--- Exercise aim ---
Find the lines below that contain the string "image". Copy each one.

--- Dataset rows ---
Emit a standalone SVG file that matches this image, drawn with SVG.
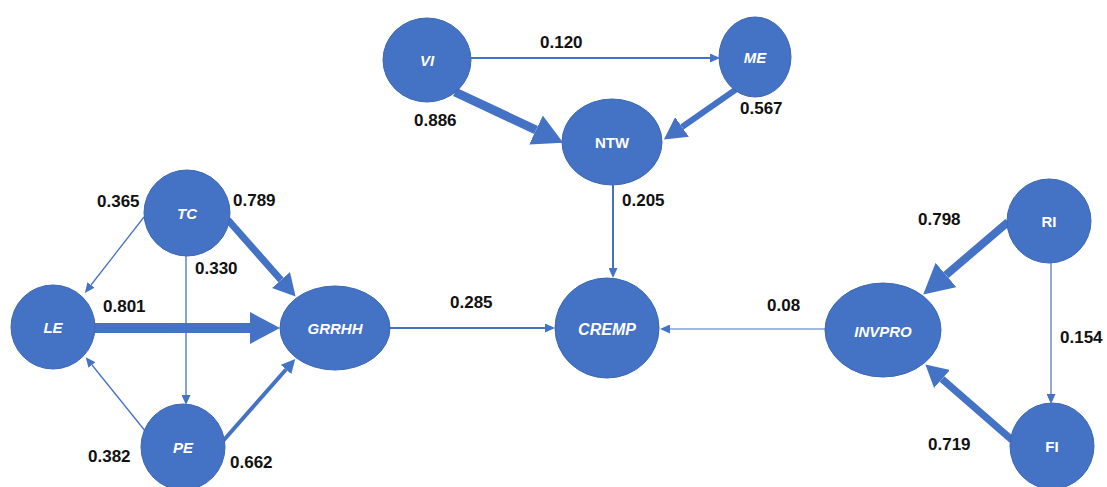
<svg xmlns="http://www.w3.org/2000/svg" width="1107" height="487" viewBox="0 0 1107 487">
<style>
.node{fill:#4472C4;stroke:#3C67B3;stroke-width:1}
.nt{fill:#fff;font-family:"Liberation Sans",Arial,sans-serif;text-anchor:middle;dominant-baseline:central}
.it{font-style:italic;font-size:15px;font-weight:600}
.bd{font-weight:bold;font-size:15px}
.lbl{fill:#111;font-family:"Liberation Sans",Arial,sans-serif;font-weight:bold;font-size:17px;dominant-baseline:central}
.e{stroke:#4472C4;fill:none}
</style>
<defs>
<marker id="aS" markerUnits="userSpaceOnUse" markerWidth="10" markerHeight="9" refX="0" refY="4.5" orient="auto"><path d="M0,0L10,4.5L0,9z" fill="#4472C4"/></marker>
<marker id="aS2" markerUnits="userSpaceOnUse" markerWidth="14" markerHeight="14" refX="0" refY="7" orient="auto"><path d="M0,0L14,7L0,14z" fill="#4472C4"/></marker>
<marker id="aM" markerUnits="userSpaceOnUse" markerWidth="22" markerHeight="24" refX="0" refY="12" orient="auto"><path d="M0,0L22,12L0,24z" fill="#4472C4"/></marker>
<marker id="aL" markerUnits="userSpaceOnUse" markerWidth="30" markerHeight="32" refX="0" refY="16" orient="auto"><path d="M0,0L30,16L0,32z" fill="#4472C4"/></marker>
</defs>
<g id="connectors">
<line class="e" x1="471" y1="58" x2="710" y2="58" stroke-width="2" marker-end="url(#aS)"/>
<line class="e" x1="455" y1="92" x2="536" y2="130" stroke-width="9" marker-end="url(#aL)"/>
<line class="e" x1="738" y1="88" x2="682" y2="127" stroke-width="6" marker-end="url(#aM)"/>
<line class="e" x1="613" y1="185" x2="613" y2="268" stroke-width="2" marker-end="url(#aS)"/>
<line class="e" x1="144" y1="217" x2="91" y2="285" stroke-width="1.3" marker-end="url(#aS)"/>
<line class="e" x1="228" y1="220" x2="281" y2="280" stroke-width="7" marker-end="url(#aM)"/>
<line class="e" x1="186" y1="256" x2="186" y2="395" stroke-width="1.3" marker-end="url(#aS)"/>
<line class="e" x1="95" y1="328" x2="250" y2="328" stroke-width="10" marker-end="url(#aL)"/>
<line class="e" x1="146" y1="432" x2="92" y2="365" stroke-width="1.3" marker-end="url(#aS)"/>
<line class="e" x1="223" y1="441" x2="286" y2="369.5" stroke-width="4" marker-end="url(#aS2)"/>
<line class="e" x1="390" y1="328" x2="545" y2="328" stroke-width="1.8" marker-end="url(#aS)"/>
<line class="e" x1="825" y1="329" x2="670" y2="329" stroke-width="1.2" marker-end="url(#aS)"/>
<line class="e" x1="1008" y1="222" x2="946" y2="275" stroke-width="8" marker-end="url(#aL)"/>
<line class="e" x1="1051" y1="263" x2="1051" y2="394" stroke-width="1.2" marker-end="url(#aS)"/>
<line class="e" x1="1012" y1="440" x2="942" y2="379" stroke-width="7" marker-end="url(#aM)"/>
</g>
<g id="VI"><ellipse class="node" cx="427" cy="60" rx="44" ry="42"/><text class="nt it" x="427" y="60">VI</text></g>
<g id="ME"><ellipse class="node" cx="755" cy="57" rx="36" ry="40"/><text class="nt it" x="755" y="57">ME</text></g>
<g id="NTW"><ellipse class="node" cx="612" cy="142" rx="50" ry="43"/><text class="nt bd" x="612" y="142">NTW</text></g>
<g id="TC"><ellipse class="node" cx="187" cy="213" rx="43" ry="43"/><text class="nt it" x="187" y="213">TC</text></g>
<g id="LE"><ellipse class="node" cx="53" cy="327" rx="42" ry="42"/><text class="nt it" x="53" y="327">LE</text></g>
<g id="PE"><ellipse class="node" cx="183" cy="447" rx="42" ry="43"/><text class="nt it" x="183" y="447">PE</text></g>
<g id="GRRHH"><ellipse class="node" cx="335" cy="328" rx="55" ry="42"/><text class="nt" x="335" y="328" style="font-style:italic;font-size:15px;font-weight:600">GRRHH</text></g>
<g id="CREMP"><ellipse class="node" cx="607" cy="328" rx="52" ry="50"/><text class="nt" x="607" y="329" style="font-style:italic;font-size:16px;font-weight:bold">CREMP</text></g>
<g id="INVPRO"><ellipse class="node" cx="883" cy="330" rx="58" ry="47"/><text class="nt" x="883" y="331" style="font-style:italic;font-size:15px;font-weight:bold">INVPRO</text></g>
<g id="RI"><ellipse class="node" cx="1049" cy="221" rx="42" ry="42"/><text class="nt bd" x="1049" y="221">RI</text></g>
<g id="FI"><ellipse class="node" cx="1052" cy="446" rx="42" ry="43"/><text class="nt bd" x="1052" y="446">FI</text></g>
<g id="labels">
<text class="lbl" x="540" y="42">0.120</text>
<text class="lbl" x="414" y="120">0.886</text>
<text class="lbl" x="740" y="108">0.567</text>
<text class="lbl" x="622" y="200">0.205</text>
<text class="lbl" x="97" y="201">0.365</text>
<text class="lbl" x="233" y="200">0.789</text>
<text class="lbl" x="195" y="268">0.330</text>
<text class="lbl" x="103" y="306">0.801</text>
<text class="lbl" x="88" y="456">0.382</text>
<text class="lbl" x="230" y="462">0.662</text>
<text class="lbl" x="450" y="302">0.285</text>
<text class="lbl" x="767" y="305">0.08</text>
<text class="lbl" x="918" y="219">0.798</text>
<text class="lbl" x="1060" y="337">0.154</text>
<text class="lbl" x="928" y="444">0.719</text>
</g>
</svg>
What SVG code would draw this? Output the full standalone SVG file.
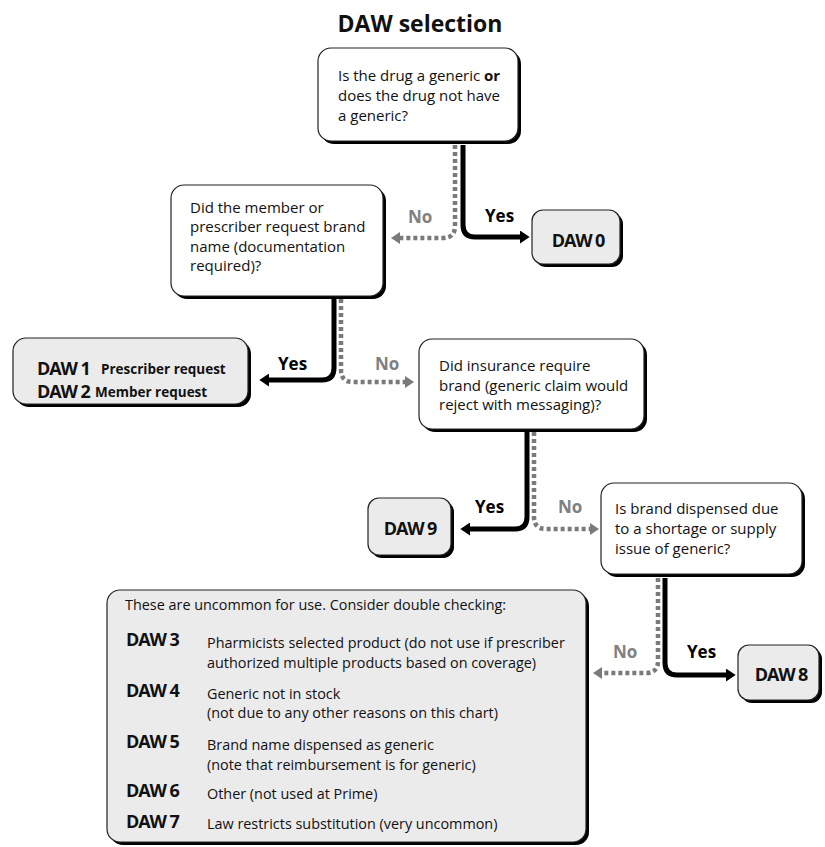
<svg xmlns="http://www.w3.org/2000/svg" width="825" height="847" viewBox="0 0 825 847">
<style>
  text { font-family: "Open Sans", "Noto Sans", "Liberation Sans", sans-serif; fill: #111; }
  .title { font-size: 23px; font-weight: 700; }
  .q { font-size: 15px; }
  .daw { font-size: 18px; font-weight: 700; letter-spacing: -1.1px; }
  .dawsub { font-size: 13.5px; font-weight: 700; }
  .desc { font-size: 14.4px; }
  .yes { font-size: 17px; font-weight: 700; fill: #000; }
  .no { font-size: 17px; font-weight: 700; fill: #808080; }
  .shadow { fill: #000; }
  .qbox { fill: #fff; stroke: #222; stroke-width: 1.2; }
  .abox { fill: #ebebeb; stroke: #222; stroke-width: 1.2; }
  .yesline { fill: none; stroke: #000; stroke-width: 5; }
  .noline { fill: none; stroke: #7a7a7a; stroke-width: 4.5; stroke-dasharray: 4 3; }
</style>
<defs>
  <marker id="ah-yes" viewBox="0 0 9 12" markerWidth="10" markerHeight="13" refX="1" refY="6" orient="auto" markerUnits="userSpaceOnUse">
    <path d="M0,0 L9,6 L0,12 z" fill="#000"/>
  </marker>
  <marker id="ah-no" viewBox="0 0 9 12" markerWidth="9" markerHeight="12" refX="1" refY="6" orient="auto" markerUnits="userSpaceOnUse">
    <path d="M0,0 L9,6 L0,12 z" fill="#7a7a7a"/>
  </marker>
</defs>

<text class="title" x="420" y="32" text-anchor="middle">DAW selection</text>

<g id="connectors">
  <path class="noline" d="M455,145 V226 Q455,238 443,238 H399" marker-end="url(#ah-no)"/>
  <path class="yesline" d="M463,145 V225 Q463,237 475,237 H521" marker-end="url(#ah-yes)"/>
  <text class="no" x="408" y="223">No</text>
  <text class="yes" x="485" y="222">Yes</text>

  <path class="yesline" d="M334,299 V368 Q334,380 322,380 H268" marker-end="url(#ah-yes)"/>
  <path class="noline" d="M341,299 V370 Q341,382 353,382 H406" marker-end="url(#ah-no)"/>
  <text class="yes" x="278" y="370">Yes</text>
  <text class="no" x="375" y="370">No</text>

  <path class="yesline" d="M527,432 V517 Q527,529 515,529 H469" marker-end="url(#ah-yes)"/>
  <path class="noline" d="M534,432 V517 Q534,529 546,529 H591" marker-end="url(#ah-no)"/>
  <text class="yes" x="475" y="513">Yes</text>
  <text class="no" x="558" y="513">No</text>

  <path class="noline" d="M658,578 V661 Q658,673 646,673 H601" marker-end="url(#ah-no)"/>
  <path class="yesline" d="M665,578 V663 Q665,675 677,675 H727" marker-end="url(#ah-yes)"/>
  <text class="no" x="613" y="658">No</text>
  <text class="yes" x="687" y="658">Yes</text>
</g>

<g id="q1">
  <rect class="shadow" x="321" y="51" width="200" height="93" rx="13"/>
  <rect class="qbox" x="318" y="48" width="200" height="93" rx="13"/>
  <text class="q" x="338" y="81">Is the drug a generic <tspan font-weight="700">or</tspan></text>
  <text class="q" x="338" y="101">does the drug not have</text>
  <text class="q" x="338" y="121">a generic?</text>
</g>

<g id="daw0">
  <rect class="shadow" x="535" y="213" width="88" height="54" rx="11"/>
  <rect class="abox" x="532" y="210" width="88" height="54" rx="11"/>
  <text class="daw" x="578" y="247" text-anchor="middle">DAW 0</text>
</g>

<g id="q2">
  <rect class="shadow" x="174" y="188" width="212" height="111" rx="13"/>
  <rect class="qbox" x="171" y="185" width="212" height="111" rx="13"/>
  <text class="q" x="190" y="213">Did the member or</text>
  <text class="q" x="190" y="232">prescriber request brand</text>
  <text class="q" x="190" y="252">name (documentation</text>
  <text class="q" x="190" y="271">required)?</text>
</g>

<g id="daw12">
  <rect class="shadow" x="16" y="341" width="235" height="66" rx="13"/>
  <rect class="abox" x="13" y="338" width="235" height="66" rx="13"/>
  <text class="daw" x="37" y="375">DAW 1</text>
  <text class="dawsub" x="101" y="374">Prescriber request</text>
  <text class="daw" x="37" y="398">DAW 2</text>
  <text class="dawsub" x="95" y="397">Member request</text>
</g>

<g id="q3">
  <rect class="shadow" x="422" y="342" width="225" height="90" rx="13"/>
  <rect class="qbox" x="419" y="339" width="225" height="90" rx="13"/>
  <text class="q" x="439" y="371">Did insurance require</text>
  <text class="q" x="439" y="391">brand (generic claim would</text>
  <text class="q" x="439" y="410">reject with messaging)?</text>
</g>

<g id="daw9">
  <rect class="shadow" x="371" y="501" width="83" height="57" rx="11"/>
  <rect class="abox" x="368" y="498" width="83" height="57" rx="11"/>
  <text class="daw" x="410" y="535" text-anchor="middle">DAW 9</text>
</g>

<g id="q4">
  <rect class="shadow" x="604" y="486" width="201" height="91" rx="13"/>
  <rect class="qbox" x="601" y="483" width="201" height="91" rx="13"/>
  <text class="q" x="615" y="514">Is brand dispensed due</text>
  <text class="q" x="615" y="534">to a shortage or supply</text>
  <text class="q" x="615" y="554">issue of generic?</text>
</g>

<g id="daw8">
  <rect class="shadow" x="741" y="648" width="81" height="55" rx="11"/>
  <rect class="abox" x="738" y="645" width="81" height="55" rx="11"/>
  <text class="daw" x="781" y="681" text-anchor="middle">DAW 8</text>
</g>

<g id="uncommon">
  <rect class="shadow" x="110" y="593" width="479" height="252" rx="13"/>
  <rect class="abox" x="107" y="590" width="479" height="252" rx="13"/>
  <text class="desc" x="125" y="610">These are uncommon for use. Consider double checking:</text>
  <text class="daw" x="126" y="646">DAW 3</text>
  <text class="desc" x="207" y="648">Pharmicists selected product (do not use if prescriber</text>
  <text class="desc" x="207" y="668">authorized multiple products based on coverage)</text>
  <text class="daw" x="126" y="697">DAW 4</text>
  <text class="desc" x="207" y="699">Generic not in stock</text>
  <text class="desc" x="207" y="718">(not due to any other reasons on this chart)</text>
  <text class="daw" x="126" y="748">DAW 5</text>
  <text class="desc" x="207" y="750">Brand name dispensed as generic</text>
  <text class="desc" x="207" y="770">(note that reimbursement is for generic)</text>
  <text class="daw" x="126" y="797">DAW 6</text>
  <text class="desc" x="207" y="799">Other (not used at Prime)</text>
  <text class="daw" x="126" y="828">DAW 7</text>
  <text class="desc" x="207" y="829">Law restricts substitution (very uncommon)</text>
</g>
</svg>
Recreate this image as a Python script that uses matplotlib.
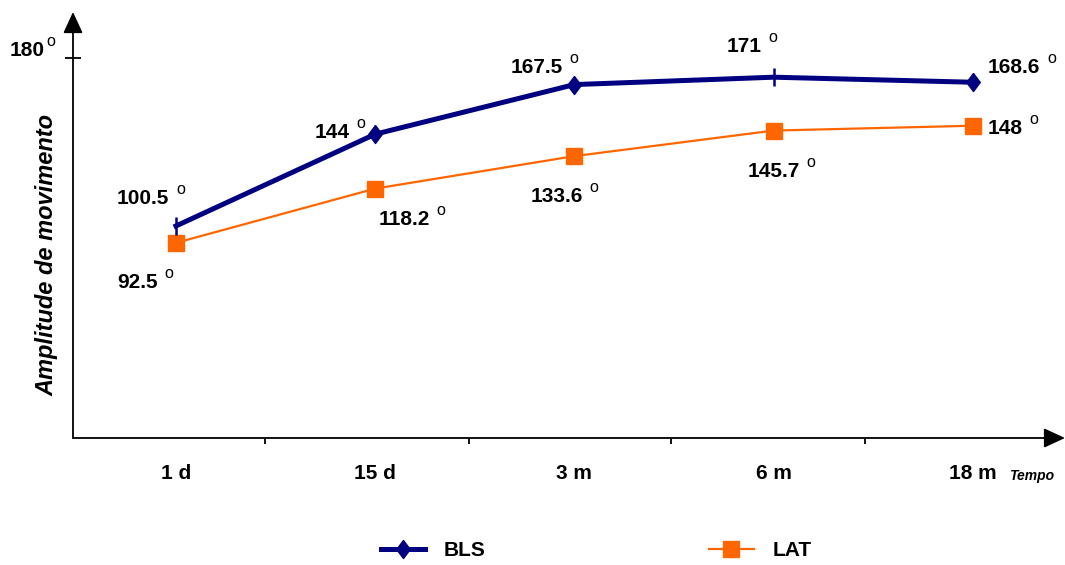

--- Written reply ---
Emit a standalone SVG file that matches this image, drawn with SVG.
Recreate this image as a Python script that uses matplotlib.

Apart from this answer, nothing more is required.